The Homeless Foundation is a registered charity based in the West Midlands with the aim of eradicating homelessness across the United Kingdom. It was founded in 2007 and is run by a board of trustees.

== About ==
Its main objective, stated in its governing document, is "to relieve, either individually or generally, persons who are in conditions of need, hardship or distress on a National basis". The Homeless Foundation believes that a safe and secure home is a fundamental human need and the personal foundation from which people can build an independent life and fulfil their true potential.

It does this via providing advice, move-on accommodation and move-in grants. In addition, it also works with a number of partners across the Midlands including St Paul's, YMCA Worcestershire, and St Basil's. Since 2015, it has also provided a target information programme and assistance for 18-25 year olds and has also developed a schools programme to provide education on homelessness. Official figures from the UK Government, via coordinated street counts of rough sleepers conducted in autumn 2018, revealed there were 420 rough sleepers across the West Midlands, up from 289 in 2016.

== Move-on accommodation ==
The Homeless Foundation tackles homelessness in a number of ways, but one of the main issues is the lack of 'move-on accommodation' for individuals to make a transition to independent living.

'Move-on accommodation' in the form of shared housing or apartments enables individuals to gain important life skills, have the support of trained resettlement advisors, and secure confidence and the means to secure accommodation.

The Homeless Foundation provides grants from its own funds to assist with 'move-on accommodation' and has helped more than 150 people from this scheme, with 85 per cent of those no longer categorised as homeless.

The shortage of affordable accommodation is recognised as one of the biggest challenges nationally, with Homeless Link noting 30 per cent of its clients were unable to do so.

This has been acknowledged as a major issue by the UK government in solving homelessness.

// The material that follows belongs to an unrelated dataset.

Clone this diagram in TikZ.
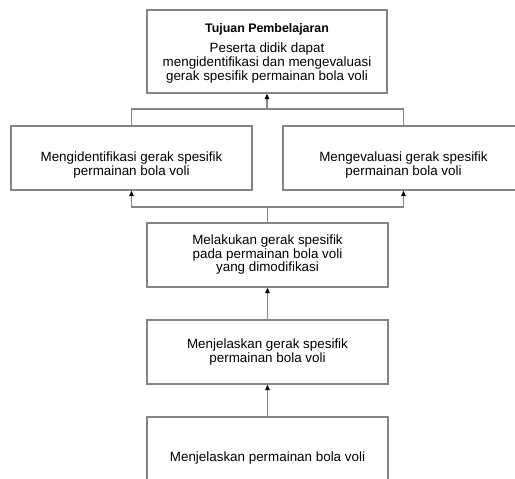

In August 2018 it announced a £50 million Move On Fund package until 2020/21 as part of its Rough Sleeping Strategy.

Working with referral organisations, on average, seven single people each month move on from homelessness into their own secure homes.
== Campaigns ==

=== Hi Homie ===
The Homeless Foundation established the HiHomie campaign in 2015, specifically to provide advice to young people (16–25 year olds) in Worcestershire regarding homelessness. The campaign adopted a turtle as its logo – based not only its resilience but the fact that with its shell it is never without a home.

=== iKozie mini-home ===
In 2017, the Homeless Foundation had the UK's first iKozie built and delivered to a property in Worcestershire. The iKozie is a purpose-built property just 186 square feet in size that provides move-on accommodation.

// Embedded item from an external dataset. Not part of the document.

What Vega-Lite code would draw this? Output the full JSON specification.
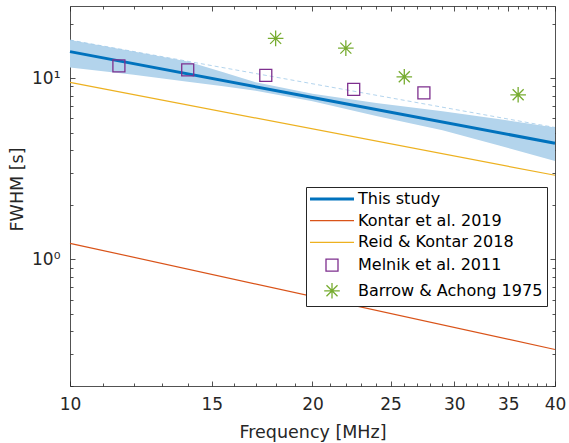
{
  "$schema": "https://vega.github.io/schema/vega-lite/v6.json",
  "width": 485,
  "height": 380,
  "autosize": "none",
  "padding": {"left": 70, "top": 6, "right": 14, "bottom": 57},
  "background": "white",
  "config": {
    "view": {"stroke": null},
    "font": "DejaVu Sans",
    "axis": {
      "grid": false,
      "domainColor": "#262626",
      "domainWidth": 0.8,
      "tickColor": "#262626",
      "tickWidth": 0.8,
      "labelColor": "#262626",
      "titleColor": "#262626",
      "labelFont": "DejaVu Sans",
      "titleFont": "DejaVu Sans",
      "labelFontSize": 17,
      "titleFontSize": 17.5,
      "titleFontWeight": "normal",
      "labelOverlap": false,
      "labelFlush": false
    },
    "legend": {
      "orient": "none",
      "legendX": 236,
      "legendY": 181,
      "labelFont": "DejaVu Sans",
      "labelFontSize": 16,
      "labelColor": "#000000",
      "labelLimit": 400,
      "strokeColor": "#262626",
      "fillColor": "white",
      "padding": 4,
      "rowPadding": 5.7,
      "symbolSize": 144,
      "symbolOffset": 14,
      "labelOffset": 18,
      "symbolStrokeWidth": 1.3,
      "symbolFillColor": "transparent",
      "cornerRadius": 0
    }
  },
  "datasets": {
    "band": [
      {"f": 10, "lo": 11.46, "hi": 16.22},
      {"f": 12, "lo": 10.45, "hi": 14.01},
      {"f": 14, "lo": 9.56, "hi": 12.34},
      {"f": 15.5, "lo": 9.03, "hi": 10.79},
      {"f": 17, "lo": 8.53, "hi": 9.5},
      {"f": 20, "lo": 7.46, "hi": 8.21},
      {"f": 24, "lo": 6.17, "hi": 7.28},
      {"f": 29, "lo": 5.16, "hi": 6.57},
      {"f": 34, "lo": 4.26, "hi": 5.94},
      {"f": 40, "lo": 3.49, "hi": 5.34}
    ],
    "dashed": [
      {"f": 10, "v": 16.22},
      {"f": 40, "v": 5.34}
    ],
    "study": [
      {"f": 10, "v": 14.0, "series": "This study"},
      {"f": 20, "v": 7.82, "series": "This study"},
      {"f": 40, "v": 4.37, "series": "This study"}
    ],
    "lit": [
      {"f": 10, "v": 1.226, "series": "Kontar et al. 2019"},
      {"f": 40, "v": 0.318, "series": "Kontar et al. 2019"},
      {"f": 10, "v": 9.47, "series": "Reid & Kontar 2018"},
      {"f": 40, "v": 2.91, "series": "Reid & Kontar 2018"}
    ],
    "obs": [
      {"f": 11.5, "v": 11.69, "series": "Melnik et al. 2011"},
      {"f": 14, "v": 11.11, "series": "Melnik et al. 2011"},
      {"f": 17.5, "v": 10.35, "series": "Melnik et al. 2011"},
      {"f": 22.5, "v": 8.66, "series": "Melnik et al. 2011"},
      {"f": 27.5, "v": 8.29, "series": "Melnik et al. 2011"},
      {"f": 18, "v": 16.57, "series": "Barrow & Achong 1975"},
      {"f": 22, "v": 14.64, "series": "Barrow & Achong 1975"},
      {"f": 26, "v": 10.17, "series": "Barrow & Achong 1975"},
      {"f": 36, "v": 8.09, "series": "Barrow & Achong 1975"}
    ]
  },
  "layer": [
    {
      "data": {"name": "band"},
      "mark": {"type": "area", "color": "#B3D4EC"},
      "encoding": {
        "x": {
          "field": "f", "type": "quantitative",
          "scale": {"type": "log", "domain": [10, 40], "nice": false},
          "axis": {
            "orient": "bottom",
            "title": "Frequency [MHz]",
            "values": [10,11,12,13,14,15,16,17,18,19,20,21,22,23,24,25,26,27,28,29,30,31,32,33,34,35,36,37,38,39,40],
            "labelExpr": "datum.value % 5 === 0 ? '' + datum.value : ''",
            "tickSize": {"condition": {"test": "datum.value % 5 === 0", "value": -5}, "value": -3},
            "labelPadding": 15,
            "titleX": 242.5,
            "titleY": 51,
            "titleAlign": "center",
            "titleBaseline": "alphabetic"
          }
        },
        "y": {
          "field": "hi", "type": "quantitative",
          "scale": {"type": "log", "domain": [0.2, 25], "nice": false},
          "axis": {
            "orient": "left",
            "title": "FWHM [s]",
            "values": [0.2,0.3,0.4,0.5,0.6,0.7,0.8,0.9,1,2,3,4,5,6,7,8,9,10,20],
            "labelExpr": "datum.value === 1 ? '10⁰' : (datum.value === 10 ? '10¹' : '')",
            "tickSize": {"condition": {"test": "datum.value === 1 || datum.value === 10", "value": -5}, "value": -3},
            "labelPadding": 15,
            "titleX": -53,
            "titleY": 183,
            "titleAngle": 270,
            "titleAlign": "center",
            "titleBaseline": "middle"
          }
        },
        "y2": {"field": "lo"}
      }
    },
    {
      "data": {"name": "dashed"},
      "mark": {"type": "line", "color": "#9FC9E9", "strokeWidth": 0.8, "strokeDash": [4, 3]},
      "encoding": {
        "x": {
          "field": "f", "type": "quantitative",
          "axis": {
            "orient": "top", "title": null, "labels": false,
            "values": [10,11,12,13,14,15,16,17,18,19,20,21,22,23,24,25,26,27,28,29,30,31,32,33,34,35,36,37,38,39,40],
            "tickSize": {"condition": {"test": "datum.value % 5 === 0", "value": -5}, "value": -3}
          }
        },
        "y": {
          "field": "v", "type": "quantitative",
          "axis": {
            "orient": "right", "title": null, "labels": false,
            "values": [0.2,0.3,0.4,0.5,0.6,0.7,0.8,0.9,1,2,3,4,5,6,7,8,9,10,20],
            "tickSize": {"condition": {"test": "datum.value === 1 || datum.value === 10", "value": -5}, "value": -3}
          }
        }
      }
    },
    {
      "data": {"name": "study"},
      "mark": {"type": "line", "strokeWidth": 3},
      "encoding": {
        "x": {"field": "f", "type": "quantitative", "axis": null},
        "y": {"field": "v", "type": "quantitative", "axis": null},
        "color": {
          "field": "series", "type": "nominal", "title": null,
          "scale": {
            "domain": ["This study", "Kontar et al. 2019", "Reid & Kontar 2018", "Melnik et al. 2011", "Barrow & Achong 1975"],
            "range": ["#0072BD", "#D95319", "#EDB120", "#7E2F8E", "#77AC30"]
          },
          "legend": {"encode": {"symbols": {"update": {"strokeWidth": {"signal": "datum.value === 'This study' ? 3 : 1.3"}}}}}
        }
      }
    },
    {
      "data": {"name": "lit"},
      "mark": {"type": "line", "strokeWidth": 1.2},
      "encoding": {
        "x": {"field": "f", "type": "quantitative", "axis": null},
        "y": {"field": "v", "type": "quantitative", "axis": null},
        "detail": {"field": "series"},
        "color": {
          "field": "series", "type": "nominal", "title": null,
          "legend": {"encode": {"symbols": {"update": {"strokeWidth": {"signal": "datum.value === 'This study' ? 3 : 1.3"}}}}}
        }
      }
    },
    {
      "data": {"name": "obs"},
      "mark": {"type": "point", "filled": false, "strokeWidth": 1.3, "size": 144, "opacity": 1},
      "encoding": {
        "x": {"field": "f", "type": "quantitative", "axis": null},
        "y": {"field": "v", "type": "quantitative", "axis": null},
        "color": {
          "field": "series", "type": "nominal", "title": null,
          "legend": {"encode": {"symbols": {"update": {"strokeWidth": {"signal": "datum.value === 'This study' ? 3 : 1.3"}}}}}
        },
        "shape": {
          "field": "series", "type": "nominal", "title": null,
          "scale": {
            "domain": ["This study", "Kontar et al. 2019", "Reid & Kontar 2018", "Melnik et al. 2011", "Barrow & Achong 1975"],
            "range": ["M-3.667,0L3.667,0", "M-3.667,0L3.667,0", "M-3.667,0L3.667,0", "square", "M-1.3,0L1.3,0M0,-1.3L0,1.3M-0.92,-0.92L0.92,0.92M-0.92,0.92L0.92,-0.92"]
          }
        }
      }
    }
  ],
  "resolve": {"axis": {"x": "independent", "y": "independent"}}
}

It was designed by Kieran O'Donnell, a trustee of the Homeless Foundation, and Andrew Eastabrook of Eastabrook Architects. The design was to enable the micro-home to be constructed offsite and lifted into place. The micro-home was described by O'Donnell as a potential solution to the housing and homeless crisis in the UK.

The UK's first iKozie micro-home was designed as a 'move-on' home and was in the garden of the Homeless Foundation, on 29 August 2017.

== Financial information ==
The charity does not actively fundraise to support its activities. It secures funding via rents on its charitable properties and one investment property and direct donations. In its most recent accounts (financial year end 30 November 2017), it had an income of £59,521 and spending of £40,879.